I lay on the sofa in my cottage, reading the New Testament, and in the days that passed Christ seemed to me as real as the woman who brought my meals. But not everyone who recognizes Christ is saved; Satan believes, and is not a Christian. I said to Jesus, ‘You’ll never have me for a disciple. I want money, travel, pleasure. I have suffered enough. Yours is the way of the Cross, and even if it is the way of truth as well, I won’t follow it.’ His answer came into my head, like a plea: ‘Come my way! Do not fear the Cross! You will find that it is the greatest of joys.’

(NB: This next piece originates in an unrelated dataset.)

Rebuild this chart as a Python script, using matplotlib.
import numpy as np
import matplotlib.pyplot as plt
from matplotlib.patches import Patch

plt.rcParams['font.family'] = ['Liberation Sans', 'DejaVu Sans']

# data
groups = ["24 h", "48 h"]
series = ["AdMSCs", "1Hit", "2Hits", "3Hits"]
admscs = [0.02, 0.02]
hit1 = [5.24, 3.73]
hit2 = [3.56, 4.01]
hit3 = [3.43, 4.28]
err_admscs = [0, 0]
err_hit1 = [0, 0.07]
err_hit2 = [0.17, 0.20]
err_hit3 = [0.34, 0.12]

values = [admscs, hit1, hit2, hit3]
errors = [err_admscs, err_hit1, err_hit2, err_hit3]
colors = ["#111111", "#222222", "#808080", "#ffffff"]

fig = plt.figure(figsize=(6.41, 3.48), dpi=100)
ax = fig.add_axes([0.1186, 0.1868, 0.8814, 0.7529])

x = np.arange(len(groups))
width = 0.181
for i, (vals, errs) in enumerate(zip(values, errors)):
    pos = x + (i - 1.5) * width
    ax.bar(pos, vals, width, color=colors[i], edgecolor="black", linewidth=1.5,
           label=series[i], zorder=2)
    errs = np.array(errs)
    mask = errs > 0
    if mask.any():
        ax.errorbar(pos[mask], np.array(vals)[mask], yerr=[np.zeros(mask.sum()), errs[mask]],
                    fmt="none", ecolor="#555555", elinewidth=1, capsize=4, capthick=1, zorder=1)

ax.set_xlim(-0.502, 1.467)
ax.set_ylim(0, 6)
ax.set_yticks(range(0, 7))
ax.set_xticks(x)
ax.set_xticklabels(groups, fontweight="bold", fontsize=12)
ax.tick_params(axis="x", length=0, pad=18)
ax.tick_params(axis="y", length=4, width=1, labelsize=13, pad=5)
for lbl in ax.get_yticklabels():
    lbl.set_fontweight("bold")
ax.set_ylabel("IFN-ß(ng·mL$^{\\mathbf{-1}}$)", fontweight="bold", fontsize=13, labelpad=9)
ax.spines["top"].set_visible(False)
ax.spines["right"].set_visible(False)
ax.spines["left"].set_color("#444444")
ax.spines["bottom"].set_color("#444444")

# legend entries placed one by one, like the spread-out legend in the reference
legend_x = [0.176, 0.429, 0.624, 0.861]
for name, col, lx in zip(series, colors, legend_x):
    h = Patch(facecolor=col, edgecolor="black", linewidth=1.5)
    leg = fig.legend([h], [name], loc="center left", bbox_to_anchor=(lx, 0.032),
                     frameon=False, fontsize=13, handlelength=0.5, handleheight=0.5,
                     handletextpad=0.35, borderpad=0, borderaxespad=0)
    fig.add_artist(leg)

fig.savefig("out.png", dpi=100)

I read on, and again tears filled my eyes. I could not help comparing Christ’s life with mine. His outlook was so pure, mine so tainted; His nature so selfless, mine so greedy; His heart so full of love, mine filled with rancor. My old certainties began to crumble in the face of this wisdom and truthfulness. Christ had always appealed to the depths of my heart, to which my conscience had no access, and now I said to myself, ‘If I had a mind like His, I could rely on its conclusions.’ I was like the man in the ancient Chinese story, trudging exhausted under the sun, who came on a great oak and rested in its shade. ‘What a happy chance I found you!’ he said. But the oak replied, ‘It is no chance. I have been waiting for you for 400 years.’ Christ had waited all my life for me. Now we met.